> _CHALLENGE_: Begin with the first line below and retype each line exactly through the line containing "total = [5791, 13375]". Any pictures are to be left out.

> _INFORMATION PROVIDED_:
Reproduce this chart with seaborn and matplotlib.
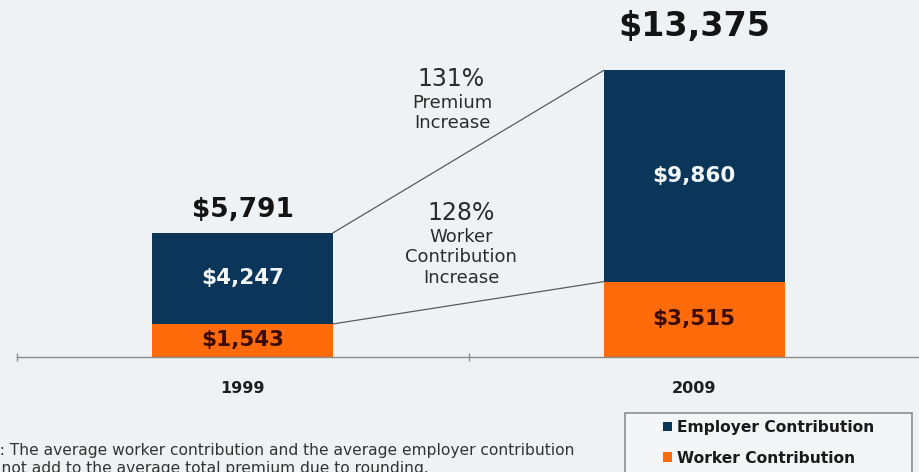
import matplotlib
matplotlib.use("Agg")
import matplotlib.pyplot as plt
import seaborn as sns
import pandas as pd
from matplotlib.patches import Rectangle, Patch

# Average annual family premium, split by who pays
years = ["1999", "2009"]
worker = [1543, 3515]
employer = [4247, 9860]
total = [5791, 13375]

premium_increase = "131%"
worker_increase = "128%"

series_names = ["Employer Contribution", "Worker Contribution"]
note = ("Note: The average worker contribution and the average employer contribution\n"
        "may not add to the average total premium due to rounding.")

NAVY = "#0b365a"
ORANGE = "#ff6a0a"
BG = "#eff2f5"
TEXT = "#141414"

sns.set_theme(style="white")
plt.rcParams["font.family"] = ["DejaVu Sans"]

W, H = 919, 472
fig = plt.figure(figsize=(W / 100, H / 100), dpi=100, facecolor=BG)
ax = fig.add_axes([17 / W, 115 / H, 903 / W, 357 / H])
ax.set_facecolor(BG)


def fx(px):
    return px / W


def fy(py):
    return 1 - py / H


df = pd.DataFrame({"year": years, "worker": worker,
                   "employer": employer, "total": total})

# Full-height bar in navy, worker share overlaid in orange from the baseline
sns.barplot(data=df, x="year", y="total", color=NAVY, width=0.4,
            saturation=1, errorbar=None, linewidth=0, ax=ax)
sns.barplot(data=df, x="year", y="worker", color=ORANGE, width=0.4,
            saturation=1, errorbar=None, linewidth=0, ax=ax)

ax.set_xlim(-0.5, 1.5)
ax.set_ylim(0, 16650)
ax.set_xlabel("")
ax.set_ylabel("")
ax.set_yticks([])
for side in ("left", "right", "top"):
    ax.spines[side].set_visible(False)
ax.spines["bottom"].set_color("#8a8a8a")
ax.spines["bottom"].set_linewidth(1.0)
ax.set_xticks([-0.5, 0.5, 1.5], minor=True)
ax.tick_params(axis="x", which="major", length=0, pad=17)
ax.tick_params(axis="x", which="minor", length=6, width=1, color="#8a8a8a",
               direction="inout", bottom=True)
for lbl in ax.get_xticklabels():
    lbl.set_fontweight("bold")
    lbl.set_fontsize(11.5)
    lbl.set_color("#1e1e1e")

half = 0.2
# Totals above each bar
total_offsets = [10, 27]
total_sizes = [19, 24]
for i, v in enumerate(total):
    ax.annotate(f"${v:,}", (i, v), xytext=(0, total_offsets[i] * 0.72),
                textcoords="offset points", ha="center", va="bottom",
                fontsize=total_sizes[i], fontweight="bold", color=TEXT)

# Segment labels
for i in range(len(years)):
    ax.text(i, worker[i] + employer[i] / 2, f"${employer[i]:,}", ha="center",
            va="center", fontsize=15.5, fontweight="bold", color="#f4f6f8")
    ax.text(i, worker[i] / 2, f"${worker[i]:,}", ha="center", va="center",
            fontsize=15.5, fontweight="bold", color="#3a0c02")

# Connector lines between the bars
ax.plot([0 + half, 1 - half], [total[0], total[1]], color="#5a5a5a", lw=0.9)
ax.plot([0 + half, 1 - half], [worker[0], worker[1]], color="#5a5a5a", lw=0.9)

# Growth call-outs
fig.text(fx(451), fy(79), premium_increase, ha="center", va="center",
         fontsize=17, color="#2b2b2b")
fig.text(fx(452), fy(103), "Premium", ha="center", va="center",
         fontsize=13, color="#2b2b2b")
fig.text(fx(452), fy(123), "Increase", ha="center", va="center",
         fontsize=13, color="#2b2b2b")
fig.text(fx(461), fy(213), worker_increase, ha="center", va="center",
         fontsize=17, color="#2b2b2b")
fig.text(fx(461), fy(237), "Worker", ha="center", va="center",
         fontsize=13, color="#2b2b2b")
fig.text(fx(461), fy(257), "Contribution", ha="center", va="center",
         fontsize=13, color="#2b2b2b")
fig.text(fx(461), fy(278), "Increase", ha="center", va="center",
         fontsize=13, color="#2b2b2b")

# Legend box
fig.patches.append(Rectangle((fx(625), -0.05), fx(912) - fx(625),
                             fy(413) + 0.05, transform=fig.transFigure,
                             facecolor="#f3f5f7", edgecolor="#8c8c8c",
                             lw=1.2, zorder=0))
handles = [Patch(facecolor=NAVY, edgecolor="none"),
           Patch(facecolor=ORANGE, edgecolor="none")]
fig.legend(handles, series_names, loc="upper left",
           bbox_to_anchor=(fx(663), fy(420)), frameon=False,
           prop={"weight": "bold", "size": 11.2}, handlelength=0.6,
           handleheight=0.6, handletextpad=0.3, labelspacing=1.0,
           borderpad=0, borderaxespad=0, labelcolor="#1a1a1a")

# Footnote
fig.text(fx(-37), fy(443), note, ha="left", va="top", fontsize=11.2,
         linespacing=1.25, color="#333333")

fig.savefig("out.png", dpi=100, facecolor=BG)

> _TASK RESULT_:
Reproduce this chart with seaborn and matplotlib.
import matplotlib
matplotlib.use("Agg")
import matplotlib.pyplot as plt
import seaborn as sns
import pandas as pd
from matplotlib.patches import Rectangle, Patch

# Average annual family premium, split by who pays
years = ["1999", "2009"]
worker = [1543, 3515]
employer = [4247, 9860]
total = [5791, 13375]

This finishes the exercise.